Mortgage Rates Plunge to Lowest Level in Over a Year

 


The average rate on the 30-year fixed-rate mortgage dropped to 6.47% from 6.73% last week, according to Freddie Mac.

Mortgage rates fell to their lowest level in over a year, a welcome development for the housing market.The average rate on the 30-year fixed-rate mortgage dropped to 6.47% from 6.73% last week, Freddie Mac reported on Thursday. A year ago, the average rate on a 30-year fixed-rate loan was 6.96%.Separately, the average rate for the 15-year fixed mortgage was 5.63%, down from 5.99% a week prior. The rate on a 15-year loan was 6.34% a year ago.

“Mortgage rates plunged this week … following the likely overreaction to a less-than-favorable employment report and financial market turbulence for an economy that remains on solid footing,” Sam Khater, Freddie Mac’s chief economist, said in a press release.

“The decline in mortgage rates does increase prospective homebuyers’ purchasing power and should begin to pique their interest in making a move,” the economist added. Expectations that the Federal Reserve will cut interest rates in September have caused long-term bond yields to fall, which in turn has pushed mortgage rates downward. 

The drop in rates has also been a positive development for prospective homebuyers facing affordability issues. Home prices hit a a new high in June, but the rate of existing home sales slowed, and there are signs the market is turning back in favor of buyers over sellers.


“Supply and demand dynamics are nearing a balanced market condition,” NAR chief economist Lawrence Yun said last month. “We’re seeing a slow shift from a seller’s market to a buyer’s market.” With the housing market entering a slower time of year, however, buyers still remain on the sidelines. Applications for a mortgage to purchase a home increased just 1% last week despite the rate drop and were 11% lower than a year ago.

“Despite the downward movement in rates, purchase activity only saw small gains, with an increase in conventional purchase applications offset by decreases in government purchase applications,” Joel Kan, vice president and deputy chief economist of the Mortgage Bankers Association, said in a press release recently posted on Yahoo Finance. “For-sale inventory is beginning to increase gradually in some parts of the country, and homebuyers might be biding their time to enter the market given the prospect of lower rates,” Kan said.

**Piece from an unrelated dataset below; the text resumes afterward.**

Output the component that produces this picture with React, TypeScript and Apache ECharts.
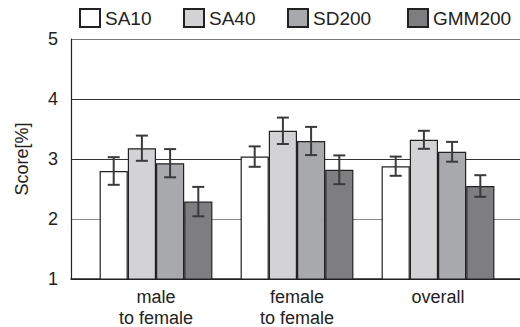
import React, { useEffect, useRef } from "react";
import * as echarts from "echarts";

const categories = ["male\nto female", "female\nto female", "overall"];
const seriesNames = ["SA10", "SA40", "SD200", "GMM200"];
const seriesColors = ["#ffffff", "#d3d3d5", "#a8a9ac", "#7e7e80"];
const sa10 = [2.8, 3.04, 2.88];
const sa40 = [3.18, 3.47, 3.32];
const sd200 = [2.93, 3.3, 3.12];
const gmm200 = [2.29, 2.82, 2.55];
const sa10Err = [0.23, 0.17, 0.16];
const sa40Err = [0.21, 0.22, 0.15];
const sd200Err = [0.235, 0.235, 0.165];
const gmm200Err = [0.245, 0.24, 0.18];
const yTicks = [1, 2, 3, 4, 5];

const values = [sa10, sa40, sd200, gmm200];
const errors = [sa10Err, sa40Err, sd200Err, gmm200Err];
const legendLefts = [79, 183, 287, 407];

export default function App() {
  const ref = useRef<HTMLDivElement>(null);
  useEffect(() => {
    if (!ref.current) return;
    const chart = echarts.init(ref.current, null, { renderer: "svg" });
    const font = "'Liberation Sans', Arial, Helvetica, sans-serif";
    const nSeries = seriesNames.length;
    const barSeries = seriesNames.map((name, i) => ({
      name,
      type: "bar",
      xAxisIndex: 1,
      yAxisIndex: 1,
      barGap: "0%",
      barCategoryGap: "20%",
      data: values[i],
      itemStyle: { color: seriesColors[i], borderColor: "#222", borderWidth: 1.2 },
      z: 2,
    }));
    const errSeries = seriesNames.map((name, i) => ({
      type: "custom",
      xAxisIndex: 1,
      yAxisIndex: 1,
      z: 5,
      data: values[i].map((v, c) => [c, v - errors[i][c], v + errors[i][c]]),
      renderItem: (params: any, api: any) => {
        const c = api.value(0);
        const lo = api.coord([c, api.value(1)]);
        const hi = api.coord([c, api.value(2)]);
        const band = api.size([1, 0])[0];
        const bw = (band * 0.8) / nSeries;
        const x = lo[0] + (i - (nSeries - 1) / 2) * bw;
        const cap = 6;
        const style = { stroke: "#3a3a3a", lineWidth: 2 };
        return {
          type: "group",
          children: [
            { type: "line", shape: { x1: x, y1: lo[1], x2: x, y2: hi[1] }, style },
            { type: "line", shape: { x1: x - cap, y1: lo[1], x2: x + cap, y2: lo[1] }, style },
            { type: "line", shape: { x1: x - cap, y1: hi[1], x2: x + cap, y2: hi[1] }, style },
          ],
        };
      },
    }));
    chart.setOption({
      animation: false,
      textStyle: { fontFamily: font },
      legend: seriesNames.map((name, i) => ({
        data: [name],
        left: legendLefts[i],
        top: 8,
        itemWidth: 20,
        itemHeight: 18,
        itemGap: 0,
        padding: 0,
        icon: "rect",
        textStyle: { fontSize: 19, color: "#222", fontFamily: font },
      })),
      grid: [
        { left: 71, right: 0, top: 39, height: 240, outerBoundsMode: "none", containLabel: false },
        { left: 85.5, width: 423, top: 39, height: 240, outerBoundsMode: "none", containLabel: false },
      ],
      xAxis: [
        {
          type: "category",
          gridIndex: 0,
          data: [""],
          axisLine: { show: true, lineStyle: { color: "#222", width: 1.5 } },
          axisTick: { show: false },
          axisLabel: { show: false },
        },
        {
          type: "category",
          gridIndex: 1,
          data: categories,
          axisLine: { show: false },
          axisTick: { show: false },
          axisLabel: { fontSize: 18, color: "#222", lineHeight: 21, margin: 7, fontFamily: font },
        },
      ],
      yAxis: [
        {
          type: "value",
          gridIndex: 0,
          min: yTicks[0],
          max: yTicks[yTicks.length - 1],
          interval: 1,
          axisLine: { show: true, lineStyle: { color: "#222", width: 1.2 } },
          axisTick: { show: false },
          axisLabel: { fontSize: 18, color: "#222", margin: 13, fontFamily: font },
          splitLine: {
            show: true,
            lineStyle: { color: ["#222", "#8a8a8a", "#333", "#333", "#777"], width: 1.2 },
          },
          name: "Score[%]",
          nameLocation: "middle",
          nameRotate: 90,
          nameGap: 40,
          nameTextStyle: { fontSize: 18, color: "#222", fontFamily: font },
        },
        {
          type: "value",
          gridIndex: 1,
          min: yTicks[0],
          max: yTicks[yTicks.length - 1],
          interval: 1,
          show: false,
          splitLine: { show: false },
        },
      ],
      series: [...barSeries, ...errSeries],
    });
    return () => chart.dispose();
  }, []);
  return <div ref={ref} style={{ width: 520, height: 327, position: "absolute", left: 0, top: 0 }} />;
}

Analysts at Goldman Sachs led by Vinay Viswanathan this week revised up expectations for home price appreciation as a result of falling rates. The firm expects home prices to rise 4.5% this year and 4.4% next, up from a prior forecast of 4.2% this year and 3.2% next year. Meanwhile, more homeowners are taking the opportunity to refinance their loans as rates fall, with applications to refinance a home loan rising 16% last week from the previous week, the Mortgage Bankers Association reported.